Possibly. I average 5-12c a click on my main site but a secondary one got a $2.00 click a couple of days ago.
Hi Jack, I've noticed my eCPM has risen lately. My CPM hovers between $.60 and $1+ which is great for my traffic! I will end today with around $80 which I'm sure is peanuts for you but excellent for me! Remember when I used to complain about my low CPM?
Well done! Once you've reached a certain point with Adsense, you might want to look at other sources of revenue to compliment your Adsense earnings. A banner at the top, a box at the bottom, will double your revenue without taking anything away from your Adsense earnings.
Whoa, wait. I'm just curious what "being smart priced" means. I thought that smart pricing was executed on regular basis with all publisher sites. Is that something they pull on only some 'lucky' ones? ...and how do I get out of there then?
I think all new sites are smart priced initially until they prove their worth. It's a protection against made for adsense sites.
You can use any CPM ad network or affiliate banners. The only thing that goes against Adsense TOS is other contextual advertising (i.e. YPN, Clicksor, Bidvertiser, etc.) I'm referring to CPM ad banners -- Valueclick, Tribal Fusion, etc. that will pay you by impressions, and not clicks. Depending on the size of your site (if you do more than 2000 uniques a day) you can probably get into Valueclick Media and start serving ads immediately. I would apply, because it doesn't cost you anything.

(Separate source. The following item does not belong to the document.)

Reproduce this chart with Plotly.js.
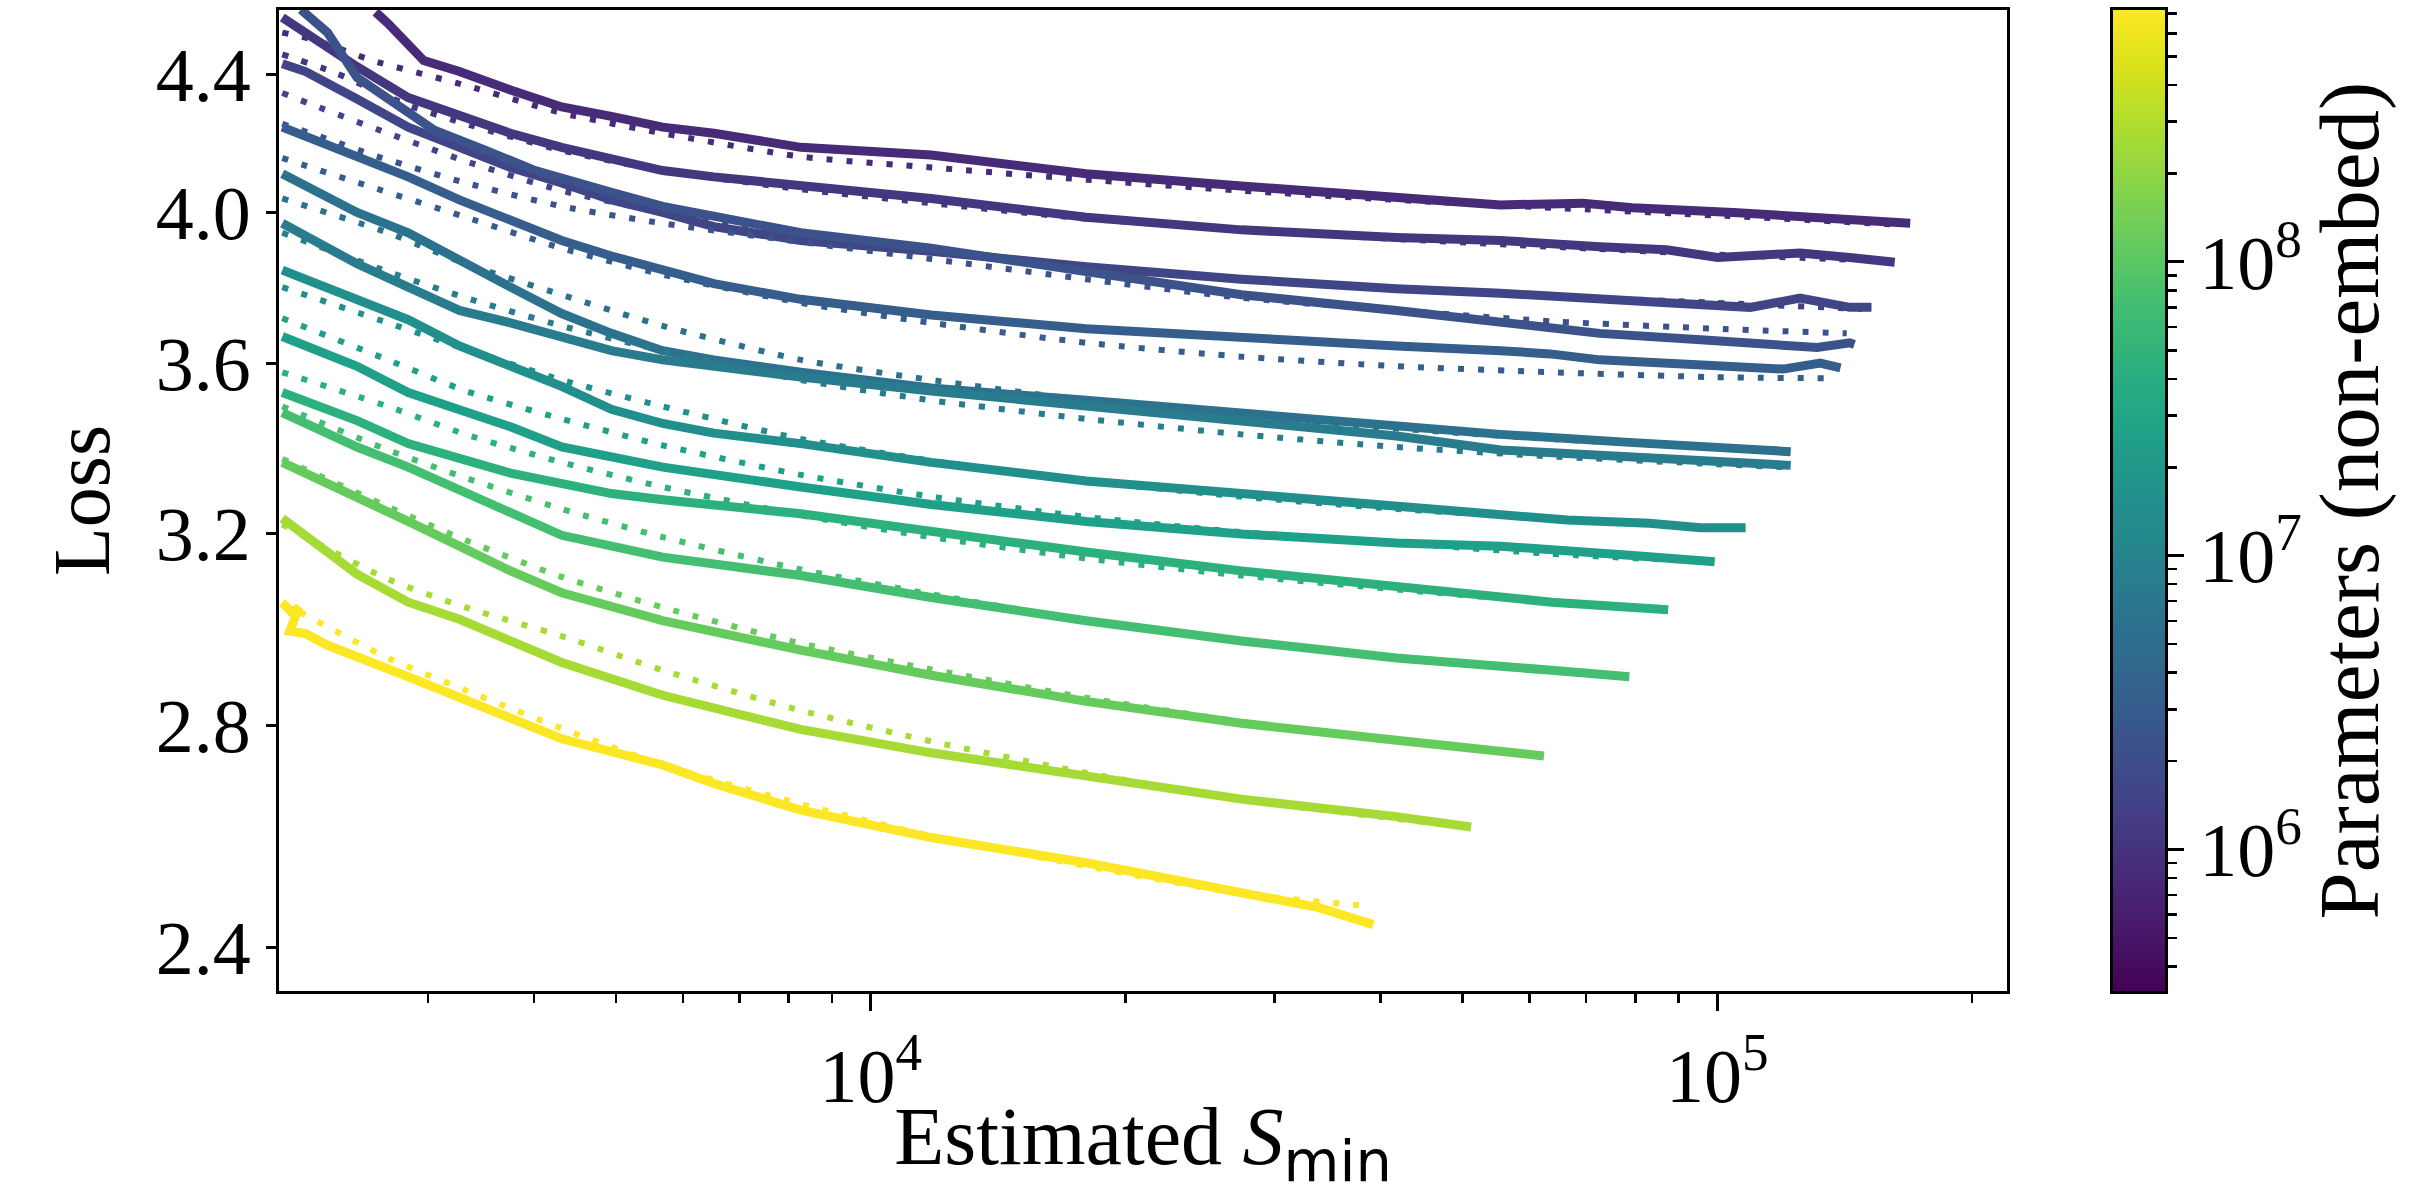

It seems more like 60 days because that's how long I was smart priced. My traffic has only slightly increased but my earnings has increased dramatically.
Could be. Who really knows how Google does anything? They seem to love the mystery and speculation surrounding them, and the more ambiguous they can be, the better it seems.
Couldn't tell you. Most of my sites have been converted to YPN. They're now making three times as much.
Don’t want to highjack the thread but do you think *new sites* are smart priced for a certain amount of time, before they begin to be treated like any other site? I’m asking that because recently, about 10 days after creating a new site that has AdSense ads, my AdSense account was heavily smart priced. I’m still trying to figure out the exact reason for that (could it be because there’s a new site in the AdSense account?) and the best strategy to bring things back to normal.
Usually smartpricing doesn't kick in until your sites (i.e. your account) reaches its highest pinnacle of earning -- say, for one week you make more those days than you ever have -- and then the next day -- bam, you're smartpriced. High earnings most likely kicks in some kind of audit of your site's conversion.